Turnout is consistently lower for elections for the devolved institution. Polling suggests 71 per cent of people who intend to vote Conservative in the constituency vote would support abolition in a referendum. Despite hostility from the membership, such open opposition has not been articulated by Conservative representatives in Cardiff Bay for years.
Previously attempts have been made to remove a prospective candidate for espousing devosceptic views. Despite the grumblings and apathy of the members, this subject has been effectively off-limits. Yet the constituency and ongoing regional list selections have brought the matter firmly back into the discussion.
The taxpayer-supported site Nation.Cymru has highlighted prospective regional list candidates who have sought to appeal to the devosceptic membership by stating they want to scrap devolution. While a senior figure in the Welsh Conservative Party, Deputy Chairman Dr Tomos Dafydd Davies has written on Gwydir about devolution.
Dr Davies stated in the article:
“Whilst most Conservatives have come to accept and live with devolution, we are all united in our desire to bring an end to perpetual debates around more powers.”
The polling referred to above, does not support this assertion. If the membership have reached acceptance, why is there such support for the abolition of the Senedd in polling?
Conservative party members may have to live with devolution yet that not the same as acceptance.
Dr Davies continued:
“The next Conservative Manifesto, without prevarication, should proclaim a complete moratorium on any further devolution of powers until the end of the next Welsh Parliament term.”
If the intention is to bring to an end to debates around more powers a moratorium defeats the object instead merely delaying the matter.
Maybe this is pedantic, but idiom run with the hare and hunt with the hounds could easily apply.

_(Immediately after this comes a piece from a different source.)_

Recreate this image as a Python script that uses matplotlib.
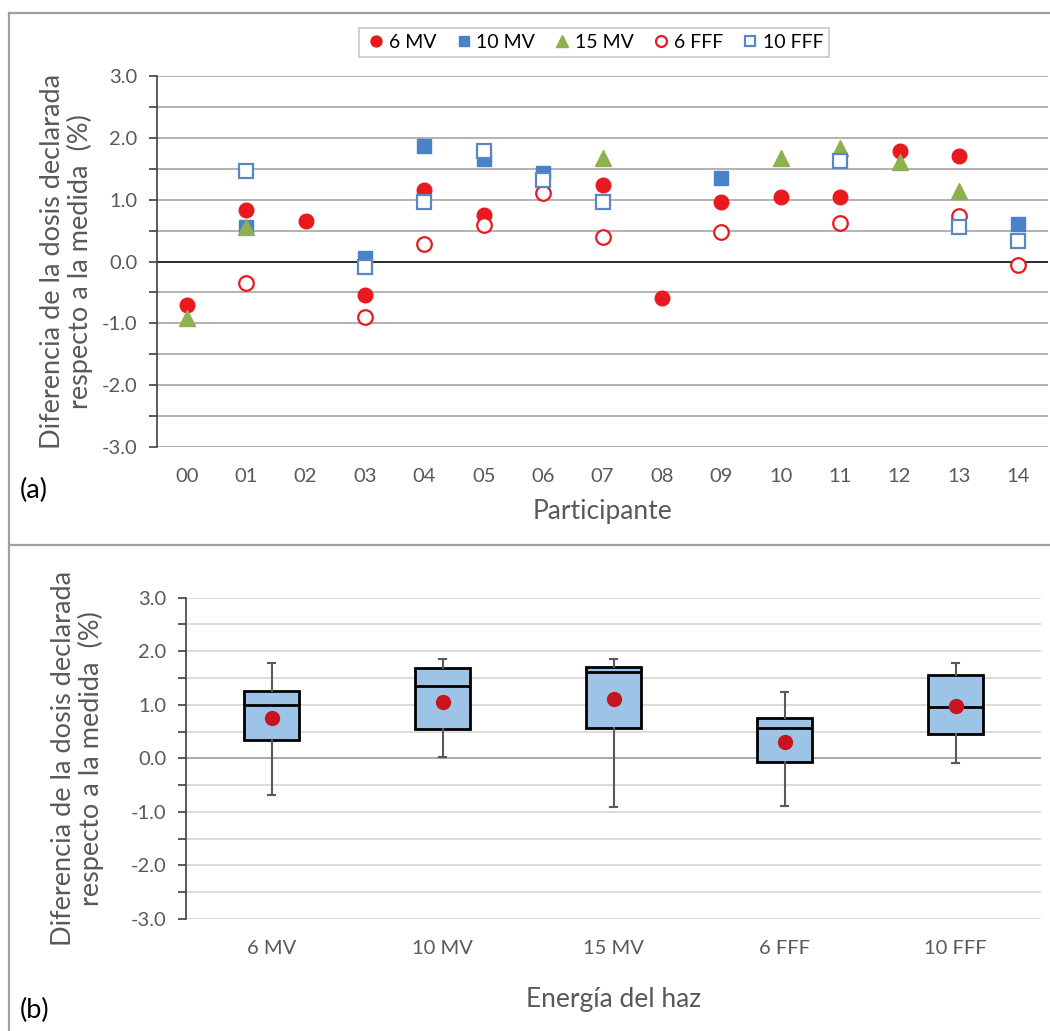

A moratorium does not preclude further devolution in future.
Some might question if Dr Davies is looking to appeal to the anti devolution sentiment within the Welsh Conservative membership?
Devosceptic members should be flattered that establishment figures have been listening to their concerns on devolution and are seeking to articulate a message that appeals.
In time could Devoscepticism become a universal litmus test at selections for prospective candidates?
Ultimately time will tell, however, this issue is now firmly back under discussion. Rhetoric alone will not suffice.